Der Orlando International Airport verfügt über vier parallele Start- und Landebahnen. Die beiden westlichen Pisten waren schon in Betrieb, als der Flughafen als McCoy Air Force Base noch vorrangig von der Luftwaffe genutzt wurde. Die beiden Bahnen im Osten des Geländes sind jüngeren Datums und liegen weit genug auseinander, um gleichzeitig genutzt werden zu können. Bild: Orlando Airport

 

Wenn es allein nach der Flughafenleitung ginge, begännen vermutlich schon bald die Bauarbeiten für ein zusätzliches Terminal südlich der existierenden Abfertigungseinrichtungen. Doch etliche Fluggesellschaften vor Ort, neben Southwest und JetBlue auch Delta und United, haben sich dagegen ausgesprochen. Sie vertreten die Ansicht, dass mit einer Modernisierung der bestehenden Anlagen genügend zusätzliche Kapazität geschaffen werden kann. Der im Oktober 2013 beschlossene sogenannte „Capital Improvement Plan“ mit einem Gesamtumfang von 1,1 Milliarden US-Dollar sieht daher zunächst einmal neben diversen Verbesserungen innerhalb der Terminals A und B beziehungsweise der Abflughallen („Airsides“) „nur“ den Bau des „South Airport APM Complex“ vor. Dahinter verbirgt sich im Wesentlichen ein großes Parkhaus, das durch ein automatisiertes Personenbeförderungssystem („Automated People Mover“, APM) mit dem Terminal verbunden werden soll. Weil MCO vor allem ein Start- und Zielflughafen ist, also kaum Umsteiger kennt, ist der Bedarf an Parkplätzen, aber auch an Haltestellen für Linien- und Shuttlebusse im Verhältnis zur Passagierzahl deutlich größer als beispielsweise in Atlanta, Charlotte oder Denver. Und in der Tat machen sich Kapazitätsengpässe gegenwärtig vor allem landseitig bemerkbar. Hier wird die neue Einrichtung, die voraussichtlich ab 2017 zur Verfügung stehen wird, Abhilfe schaffen – zumal mit ihr langfristig ein für US-Verhältnisse geradezu revolutionäres Konzept umgesetzt werden soll. „Intermodalität“ lautet das Schlagwort, also die Verknüpfung unterschiedlichster Verkehrsträger, in diesem Fall Flugzeug, Straßen- und Schienenverkehr. Der South Airport APM Complex könnte als Endstation einer geplanten Intercity-Verbindung („All Aboard Florida“) von Miami über Fort Lauderdale und West Palm Beach dienen. Zudem ist der Anschluss an einen Nahverkehrszug geplant.

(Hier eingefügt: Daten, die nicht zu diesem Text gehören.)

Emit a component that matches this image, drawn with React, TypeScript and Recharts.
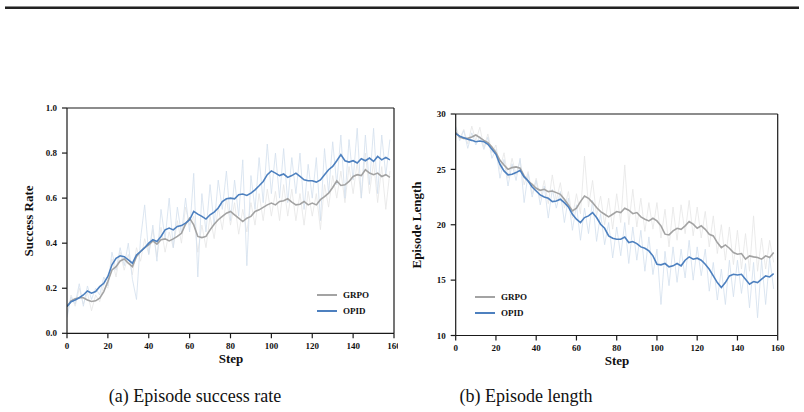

Das neue Parkhaus, Modifikationen vor allem in den Check-in-Bereichen und dem Gepäckfördersystem der Terminals A und B sowie die Schaffung von vier neuen Gates für internationale Flüge bei Airside 4 sollen dazu beitragen, die Kapazitäten des Flughafens auf 45 Millionen jährliche Passagiere zu steigern. Deshalb ist die Idee für ein neues Terminal aber noch lange nicht vom Tisch. Sobald die Grenze von 40 Millionen Reisenden erreicht ist und die Zahl der international fliegenden Passagiere beständig über drei Millionen liegt, wird den Planungen zufolge mit dem Bau der neuen Abfertigungseinrichtung begonnen. Nach rund vier Jahren soll das Terminal Süd dann mit zunächst 16 Gates den Betrieb aufnehmen.